### What to work on
In the records below, begin at the line that has "Recreate this image" and stop after the line that has "const rightStart = 203;"; quote those lines verbatim and nothing more.

### Supplied entries
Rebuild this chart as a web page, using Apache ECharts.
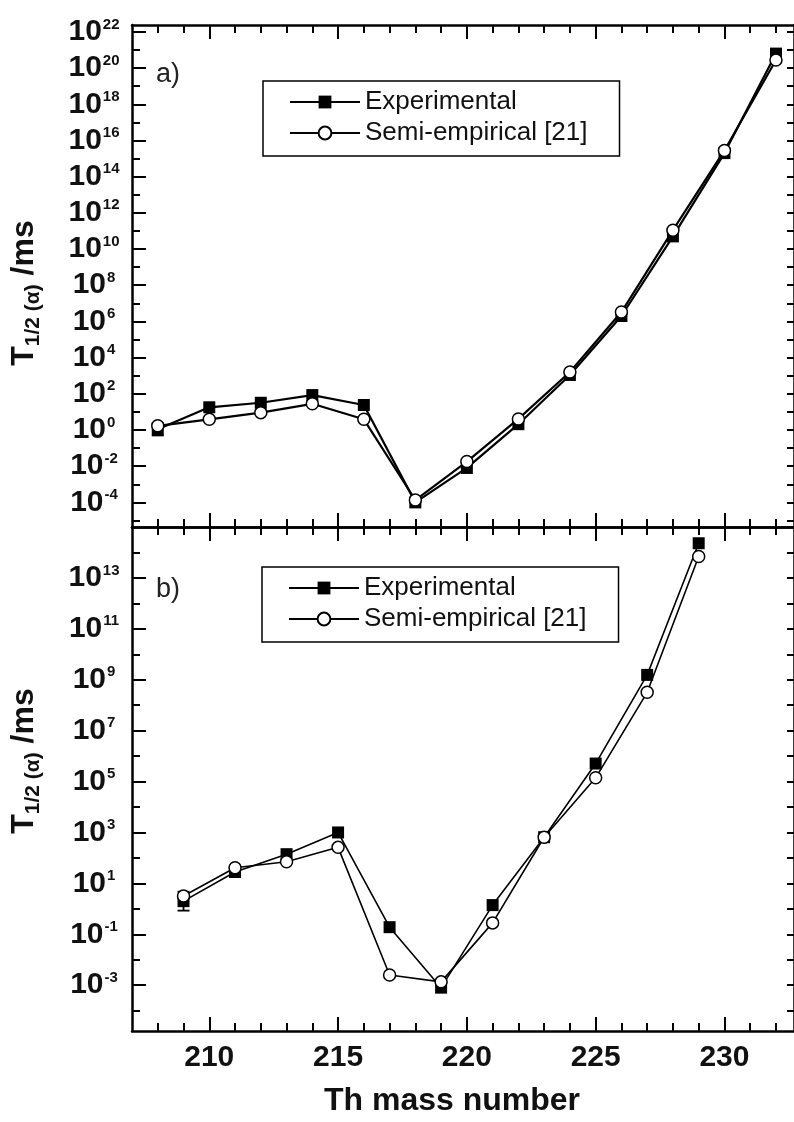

---

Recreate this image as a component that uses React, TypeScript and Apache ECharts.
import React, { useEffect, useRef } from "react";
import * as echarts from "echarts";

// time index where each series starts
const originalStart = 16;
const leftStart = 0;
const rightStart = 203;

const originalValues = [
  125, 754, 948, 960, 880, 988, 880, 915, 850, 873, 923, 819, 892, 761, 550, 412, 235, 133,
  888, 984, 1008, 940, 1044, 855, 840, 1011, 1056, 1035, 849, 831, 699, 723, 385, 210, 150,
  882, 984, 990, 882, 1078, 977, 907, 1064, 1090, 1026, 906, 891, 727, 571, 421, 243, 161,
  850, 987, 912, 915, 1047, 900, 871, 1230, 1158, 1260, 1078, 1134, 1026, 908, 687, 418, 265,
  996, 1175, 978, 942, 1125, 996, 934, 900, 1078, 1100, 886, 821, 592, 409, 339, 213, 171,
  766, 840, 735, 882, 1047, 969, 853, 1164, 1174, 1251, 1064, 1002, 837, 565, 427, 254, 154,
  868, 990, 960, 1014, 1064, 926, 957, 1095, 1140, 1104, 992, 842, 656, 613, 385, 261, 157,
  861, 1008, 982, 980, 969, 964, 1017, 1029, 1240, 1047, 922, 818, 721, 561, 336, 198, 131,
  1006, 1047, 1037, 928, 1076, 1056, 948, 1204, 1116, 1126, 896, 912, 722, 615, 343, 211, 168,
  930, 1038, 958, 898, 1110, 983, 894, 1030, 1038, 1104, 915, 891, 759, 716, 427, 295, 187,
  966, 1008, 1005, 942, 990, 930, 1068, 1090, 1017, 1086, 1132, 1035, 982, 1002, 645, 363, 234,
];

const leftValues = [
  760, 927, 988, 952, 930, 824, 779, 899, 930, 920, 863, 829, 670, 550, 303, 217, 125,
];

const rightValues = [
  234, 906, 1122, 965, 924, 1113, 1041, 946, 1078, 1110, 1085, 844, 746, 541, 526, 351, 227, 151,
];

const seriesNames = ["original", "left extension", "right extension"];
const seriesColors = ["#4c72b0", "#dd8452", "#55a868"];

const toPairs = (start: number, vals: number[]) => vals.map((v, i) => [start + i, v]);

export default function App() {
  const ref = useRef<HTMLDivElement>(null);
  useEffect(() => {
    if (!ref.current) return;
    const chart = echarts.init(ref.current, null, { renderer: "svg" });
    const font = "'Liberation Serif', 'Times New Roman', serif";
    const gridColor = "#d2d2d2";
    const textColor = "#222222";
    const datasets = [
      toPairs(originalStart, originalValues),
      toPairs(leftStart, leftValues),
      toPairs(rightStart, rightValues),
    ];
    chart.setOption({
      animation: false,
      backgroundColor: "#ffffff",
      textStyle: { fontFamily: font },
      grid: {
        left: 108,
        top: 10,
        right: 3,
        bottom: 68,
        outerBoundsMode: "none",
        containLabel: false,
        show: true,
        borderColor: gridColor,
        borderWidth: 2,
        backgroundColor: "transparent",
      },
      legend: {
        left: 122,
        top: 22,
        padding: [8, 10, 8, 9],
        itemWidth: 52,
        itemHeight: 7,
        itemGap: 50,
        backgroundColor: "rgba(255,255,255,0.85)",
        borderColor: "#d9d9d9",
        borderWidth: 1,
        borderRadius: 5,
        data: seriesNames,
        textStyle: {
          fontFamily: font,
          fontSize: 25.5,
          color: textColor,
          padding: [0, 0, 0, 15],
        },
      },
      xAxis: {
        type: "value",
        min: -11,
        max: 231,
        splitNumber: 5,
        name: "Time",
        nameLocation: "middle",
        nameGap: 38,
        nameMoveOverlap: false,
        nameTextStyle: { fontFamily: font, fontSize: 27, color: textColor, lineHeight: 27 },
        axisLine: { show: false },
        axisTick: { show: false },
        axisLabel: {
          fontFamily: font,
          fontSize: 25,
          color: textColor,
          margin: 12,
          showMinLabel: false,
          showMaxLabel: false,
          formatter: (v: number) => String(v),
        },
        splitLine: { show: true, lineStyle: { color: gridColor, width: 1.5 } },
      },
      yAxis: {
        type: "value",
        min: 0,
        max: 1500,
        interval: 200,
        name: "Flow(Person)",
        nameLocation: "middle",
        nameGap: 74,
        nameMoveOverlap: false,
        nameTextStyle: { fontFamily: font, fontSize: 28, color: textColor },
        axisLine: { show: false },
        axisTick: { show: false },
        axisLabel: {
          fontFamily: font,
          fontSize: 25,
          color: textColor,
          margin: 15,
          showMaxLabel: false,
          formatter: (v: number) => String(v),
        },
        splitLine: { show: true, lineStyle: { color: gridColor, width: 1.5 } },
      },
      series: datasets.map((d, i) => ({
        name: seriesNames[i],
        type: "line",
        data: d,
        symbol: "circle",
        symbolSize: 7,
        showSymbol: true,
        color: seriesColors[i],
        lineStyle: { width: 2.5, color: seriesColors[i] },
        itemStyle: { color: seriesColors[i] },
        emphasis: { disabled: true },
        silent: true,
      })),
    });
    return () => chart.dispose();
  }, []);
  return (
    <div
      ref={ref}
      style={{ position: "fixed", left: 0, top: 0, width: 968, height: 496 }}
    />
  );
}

### Full response
Recreate this image as a component that uses React, TypeScript and Apache ECharts.
import React, { useEffect, useRef } from "react";
import * as echarts from "echarts";

// time index where each series starts
const originalStart = 16;
const leftStart = 0;
const rightStart = 203;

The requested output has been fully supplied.